À 39 ans, j'avais envie de faire autre chose. Nous nous sommes décidés en mars, ce qui nous laissait du temps avant la rentrée des enfants – nous en avons trois, l'aînée avait alors 9 ans, le plus jeune 1 an. Le déménagement a été fluide.

Nous avons vendu notre maison en deux heures. À Dicy, l'exploitation comporte plusieurs bâtiments. Mon frère, agriculteur céréalier, y habitait déjà, mais il y avait de la place pour nous. C'était comme si le lieu nous attendait. Les enfants étaient trop jeunes pour décider. La grande était attachée à ses copines, mais elle s'est vite intégrée.

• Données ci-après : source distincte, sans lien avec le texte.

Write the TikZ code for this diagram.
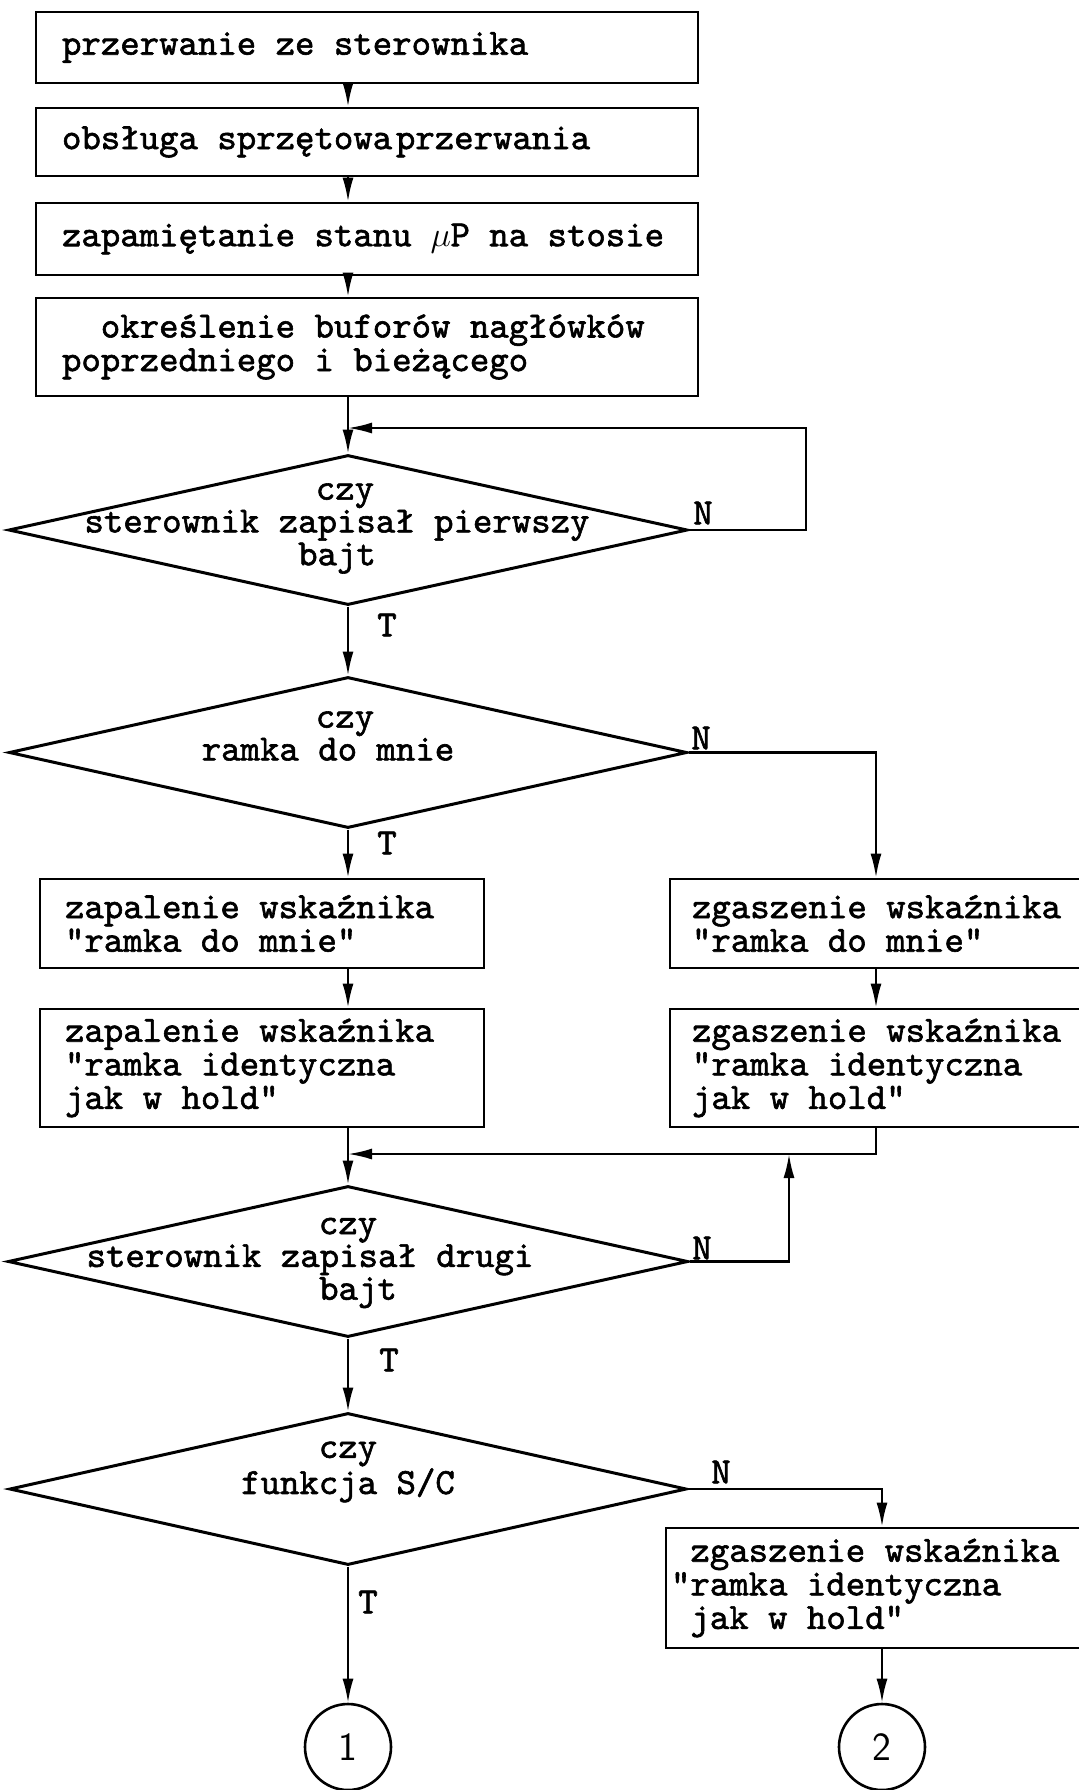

Trouver notre place dans le giron de nos familles

Pour mon mari et moi, le retour dans le giron de nos familles s'est avéré plus compliqué. Nous étions partis avec le statut d'enfants, nous revenions pour reprendre les entreprises familiales. Il a fallu trouver notre place.

Quand on cultive des pommes et des poires, on fait tout, de la production à la vente en passant par le conditionnement. Je n'avais pas de formation agricole, aucune expérience, mais l'exploitation aurait été trop lourde à porter pour mon frère seul, mon arrivée tombait bien. Je me suis mise au travail tout de suite.

Mon père s'est montré impliqué et ouvert à mes idées. Il m'a encouragée.

La tâche était énorme car il y avait beaucoup d'arbres à replanter, mais l'exploitation allait bien. Il faut dire que, dès les années 50, mon grand-père avait modernisé son métier. Féru des méthodes à l'américaine, il avait participé au remembrement (regroupement des parcelles pour une utilisation plus rentable des sols, ndlr), ce qui lui avait permis de sécuriser ses revenus grâce à une plus grosse production.

Plus sensible à l'écosystème, mon père s'était aussi ensuite montré précurseur, passant au bio dès les années 80. Un pari risqué car l'absence d'insecticides rend la production plus sensible aux conditions climatiques, mais maîtriser toute la chaîne jusqu'à la vente en direct à la boutique assurait son indépendance, dont je profite à mon tour.